Hi, you’re welcome. I find it disheartening, and frankly rude, for women to demand more than a simple “hi, write me” email, but then don’t have the courtesy for even a simple, “I read your profile and email but I’m not interested”. so, to your question, i’ll be honest. i saw your profile a few times on here. You look attractive and interesting. I like your view on religion and what you do. FOR ME, the “super hero” thing was a bit much and turned me off with over the top cheese. FOR ME, pictures 3, but especially 4, are a little to “real”. It looks like what I might expect to see after 5 years married, not 1st time dating. like someone’s aunt making them barbecue. I don’t know that any of that is fair, but I’m telling you my honest opinion. Take it for what it’s worth: the words of a complete, essentially anonymous stranger. I sincerely wish you the best of luck. Im at least gladdened by your question that there are people of good faith on here. 🙂 but yeah. lose pic #4. it does you no favors, in my opinion. no one’s every photo is good. 🙂 though it is a happy pic, which maybe why you used it. ps – ive been on your side of this discussion more than i care for. 🙂 bye.

I’m glad he saved me the trouble of meeting yet another a-hole, but it saddens me to know that this is the kind of madness that I’m dealing with out here.

It may be time to admit that I just have too many factors working against me for online dating. Even a douchebag who thinks I’m attractive and interesting rejected me on the basis of one quirky yet creative writing sample and two out of five photos.

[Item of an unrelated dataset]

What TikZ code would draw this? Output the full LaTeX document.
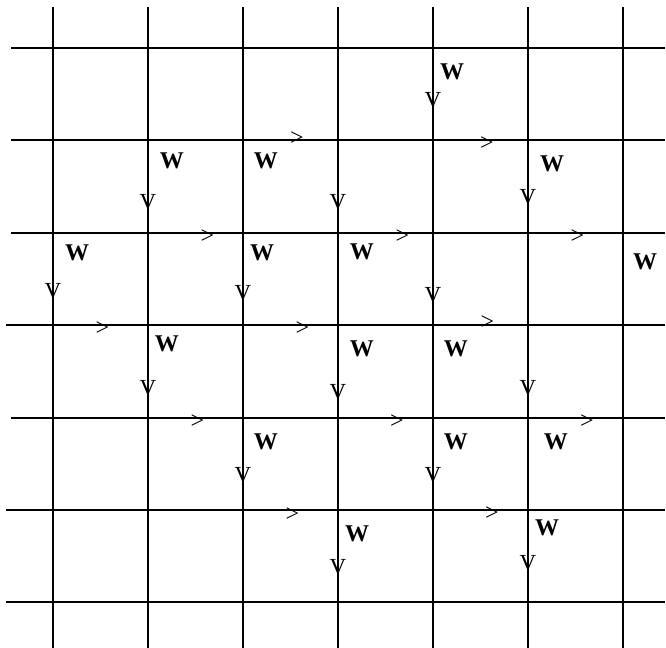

I still look and feel relatively young, but not young enough to eagerly bear children. I’m not interested in dating black men who can’t commit to marriage or finishing college but who are totally fine with having multiple children out of wedlock. None of the activities I’ve tried have put me in a position for meeting single, eligible men and I’m completely out of funding for any new endeavors. FML. What am I supposed to do next?